Gripping the scaffold in one arm and Sylvius in the other, with angry guardsmen all around, Mac had a sudden flashback to King Kong. Then an arrow pierced his thigh. Jolting pain loosened his grip and he fell, Sylvius with him, to the stone floor.

His shoulder took the brunt of the fall. Releasing the youth, Mac tried to stand, but his left leg was rubber. He drew his gun. Bran kicked him, a smash to the jaw that sent him tumbling over, the gun spinning away.

“You dare to interfere!” Bran roared.

Get over yourself, tattoo boy. Mac braced himself on one knee, his head throbbing. His demon was rising, flaring up with heat. Magic rolled off the burning pool like a fog, swamping his senses. Sylvius’s blood was boiling from the water, releasing something as it turned to steam. Whether it was the Avatar or not was anybody’s guess.
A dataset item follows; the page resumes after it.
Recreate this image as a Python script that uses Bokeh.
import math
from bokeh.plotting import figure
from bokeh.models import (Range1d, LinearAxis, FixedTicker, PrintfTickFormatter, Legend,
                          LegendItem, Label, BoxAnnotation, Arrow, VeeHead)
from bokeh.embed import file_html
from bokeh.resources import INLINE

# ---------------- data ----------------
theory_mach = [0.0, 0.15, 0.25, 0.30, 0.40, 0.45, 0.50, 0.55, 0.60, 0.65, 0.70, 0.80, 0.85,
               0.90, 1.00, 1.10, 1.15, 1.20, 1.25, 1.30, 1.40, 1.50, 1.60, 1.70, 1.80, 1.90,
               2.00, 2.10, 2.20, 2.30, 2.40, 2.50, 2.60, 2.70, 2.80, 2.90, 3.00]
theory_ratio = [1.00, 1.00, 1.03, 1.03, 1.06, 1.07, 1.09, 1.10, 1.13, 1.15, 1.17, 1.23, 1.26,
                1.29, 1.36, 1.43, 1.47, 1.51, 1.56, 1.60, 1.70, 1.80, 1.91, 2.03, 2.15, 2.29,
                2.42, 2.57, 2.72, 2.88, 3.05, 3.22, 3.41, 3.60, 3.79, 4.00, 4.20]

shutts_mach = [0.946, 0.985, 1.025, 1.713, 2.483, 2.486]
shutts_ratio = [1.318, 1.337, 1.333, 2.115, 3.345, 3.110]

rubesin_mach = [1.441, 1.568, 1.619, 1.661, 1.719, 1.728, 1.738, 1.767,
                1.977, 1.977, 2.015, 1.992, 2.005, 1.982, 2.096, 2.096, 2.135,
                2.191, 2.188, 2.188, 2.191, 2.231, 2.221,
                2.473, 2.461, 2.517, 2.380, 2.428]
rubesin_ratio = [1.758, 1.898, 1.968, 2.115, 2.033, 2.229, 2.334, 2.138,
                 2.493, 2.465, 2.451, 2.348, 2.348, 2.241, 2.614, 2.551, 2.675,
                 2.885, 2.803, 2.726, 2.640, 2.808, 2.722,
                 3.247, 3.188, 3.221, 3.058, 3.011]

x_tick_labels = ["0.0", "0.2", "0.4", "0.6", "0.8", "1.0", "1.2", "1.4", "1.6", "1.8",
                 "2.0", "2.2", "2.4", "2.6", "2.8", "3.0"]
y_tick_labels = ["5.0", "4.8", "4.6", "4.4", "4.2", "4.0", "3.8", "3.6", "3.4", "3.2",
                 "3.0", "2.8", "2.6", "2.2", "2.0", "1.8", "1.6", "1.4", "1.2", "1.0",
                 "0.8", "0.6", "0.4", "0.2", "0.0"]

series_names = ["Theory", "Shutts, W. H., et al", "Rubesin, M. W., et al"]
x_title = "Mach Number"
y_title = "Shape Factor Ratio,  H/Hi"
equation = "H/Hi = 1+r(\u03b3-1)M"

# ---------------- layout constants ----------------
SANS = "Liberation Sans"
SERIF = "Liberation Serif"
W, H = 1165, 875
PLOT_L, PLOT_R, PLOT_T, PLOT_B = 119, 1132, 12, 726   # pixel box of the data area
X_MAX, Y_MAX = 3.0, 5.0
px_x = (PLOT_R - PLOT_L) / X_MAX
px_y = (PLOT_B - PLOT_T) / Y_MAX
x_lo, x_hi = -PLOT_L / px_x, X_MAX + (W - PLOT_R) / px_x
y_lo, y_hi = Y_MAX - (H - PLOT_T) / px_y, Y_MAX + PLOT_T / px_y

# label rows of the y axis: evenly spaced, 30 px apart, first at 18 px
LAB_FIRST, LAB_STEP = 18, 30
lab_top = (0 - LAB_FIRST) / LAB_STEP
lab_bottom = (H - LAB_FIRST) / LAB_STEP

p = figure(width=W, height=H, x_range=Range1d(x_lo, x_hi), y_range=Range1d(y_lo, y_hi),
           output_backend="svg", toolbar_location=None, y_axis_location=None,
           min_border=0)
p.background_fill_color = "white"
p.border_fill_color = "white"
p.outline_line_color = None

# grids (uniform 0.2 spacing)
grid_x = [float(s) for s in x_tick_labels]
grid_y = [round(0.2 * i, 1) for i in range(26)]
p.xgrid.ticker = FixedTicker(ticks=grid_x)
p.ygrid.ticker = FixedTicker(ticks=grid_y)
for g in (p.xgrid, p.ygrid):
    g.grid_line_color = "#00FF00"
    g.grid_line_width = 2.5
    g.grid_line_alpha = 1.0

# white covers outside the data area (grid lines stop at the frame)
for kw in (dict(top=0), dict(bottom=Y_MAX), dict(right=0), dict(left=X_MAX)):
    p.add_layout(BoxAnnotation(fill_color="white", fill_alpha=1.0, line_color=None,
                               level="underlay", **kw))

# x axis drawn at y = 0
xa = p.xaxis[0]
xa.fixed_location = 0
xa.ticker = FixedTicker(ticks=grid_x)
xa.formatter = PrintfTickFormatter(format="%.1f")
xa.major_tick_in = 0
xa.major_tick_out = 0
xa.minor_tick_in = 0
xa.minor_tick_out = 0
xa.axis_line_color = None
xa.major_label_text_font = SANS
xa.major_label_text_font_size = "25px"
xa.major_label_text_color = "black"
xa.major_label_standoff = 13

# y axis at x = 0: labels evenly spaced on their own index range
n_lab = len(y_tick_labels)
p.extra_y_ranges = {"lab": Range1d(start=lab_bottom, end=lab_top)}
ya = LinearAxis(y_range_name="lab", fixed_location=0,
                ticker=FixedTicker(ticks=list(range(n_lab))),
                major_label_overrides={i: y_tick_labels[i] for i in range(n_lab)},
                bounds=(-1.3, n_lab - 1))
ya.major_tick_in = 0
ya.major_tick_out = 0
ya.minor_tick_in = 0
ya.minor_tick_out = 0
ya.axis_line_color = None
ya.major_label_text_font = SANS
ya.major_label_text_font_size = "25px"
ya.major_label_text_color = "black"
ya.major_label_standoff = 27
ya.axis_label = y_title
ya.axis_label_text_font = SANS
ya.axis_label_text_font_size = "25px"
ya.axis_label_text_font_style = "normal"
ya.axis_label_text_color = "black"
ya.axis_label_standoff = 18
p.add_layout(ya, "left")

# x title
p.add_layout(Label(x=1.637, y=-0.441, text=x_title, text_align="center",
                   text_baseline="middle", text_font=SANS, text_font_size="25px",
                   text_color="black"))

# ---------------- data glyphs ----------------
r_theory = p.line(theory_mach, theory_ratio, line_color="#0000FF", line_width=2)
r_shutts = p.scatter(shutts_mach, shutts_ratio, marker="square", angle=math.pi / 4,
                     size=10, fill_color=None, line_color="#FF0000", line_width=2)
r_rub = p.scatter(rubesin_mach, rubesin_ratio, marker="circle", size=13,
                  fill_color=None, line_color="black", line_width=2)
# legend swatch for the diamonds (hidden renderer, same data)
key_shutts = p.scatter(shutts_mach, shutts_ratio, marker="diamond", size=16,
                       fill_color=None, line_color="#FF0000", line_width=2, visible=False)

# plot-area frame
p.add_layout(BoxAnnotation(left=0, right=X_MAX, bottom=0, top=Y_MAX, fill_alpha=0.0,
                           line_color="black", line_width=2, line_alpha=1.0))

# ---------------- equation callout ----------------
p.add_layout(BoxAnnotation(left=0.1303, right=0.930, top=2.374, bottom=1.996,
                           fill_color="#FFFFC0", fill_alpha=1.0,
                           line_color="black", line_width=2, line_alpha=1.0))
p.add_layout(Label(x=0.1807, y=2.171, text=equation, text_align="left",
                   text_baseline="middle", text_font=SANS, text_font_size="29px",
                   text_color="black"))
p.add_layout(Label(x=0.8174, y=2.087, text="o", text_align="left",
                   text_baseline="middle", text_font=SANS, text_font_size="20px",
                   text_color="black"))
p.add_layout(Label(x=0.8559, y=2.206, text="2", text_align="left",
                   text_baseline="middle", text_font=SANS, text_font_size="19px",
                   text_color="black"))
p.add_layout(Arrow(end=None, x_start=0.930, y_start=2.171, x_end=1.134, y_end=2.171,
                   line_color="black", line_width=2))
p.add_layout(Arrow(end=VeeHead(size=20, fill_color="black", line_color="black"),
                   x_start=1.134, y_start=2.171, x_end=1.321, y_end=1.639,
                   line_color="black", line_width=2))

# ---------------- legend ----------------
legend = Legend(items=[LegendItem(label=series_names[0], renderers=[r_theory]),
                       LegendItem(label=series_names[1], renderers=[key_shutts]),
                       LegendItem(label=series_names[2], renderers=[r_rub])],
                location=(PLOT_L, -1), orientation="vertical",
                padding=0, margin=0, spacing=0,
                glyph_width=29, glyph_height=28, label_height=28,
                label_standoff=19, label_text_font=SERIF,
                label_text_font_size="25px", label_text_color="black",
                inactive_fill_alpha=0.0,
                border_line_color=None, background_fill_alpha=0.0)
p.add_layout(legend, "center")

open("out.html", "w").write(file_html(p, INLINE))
Mac tried to crawl to Sylvius, but Bran kicked him again, sending him sprawling on his back. Miracle of miracles, he landed with the gun only a few feet away.

Guardsmen were pouring down from the balconies, swarming to stop the invader bent on destroying their last hope. Mac groped for the gun, fired, kept firing until it was empty, but there were too many guardsmen coming.

Mac looked up to see another arrow just before it pierced his shoulder. The slither of a drawn sword whis-pered to his left.

Shit, they’re going to kill me. Mac’s vision went red with fury.

In a last, desperate move, he surrendered utterly to his demon.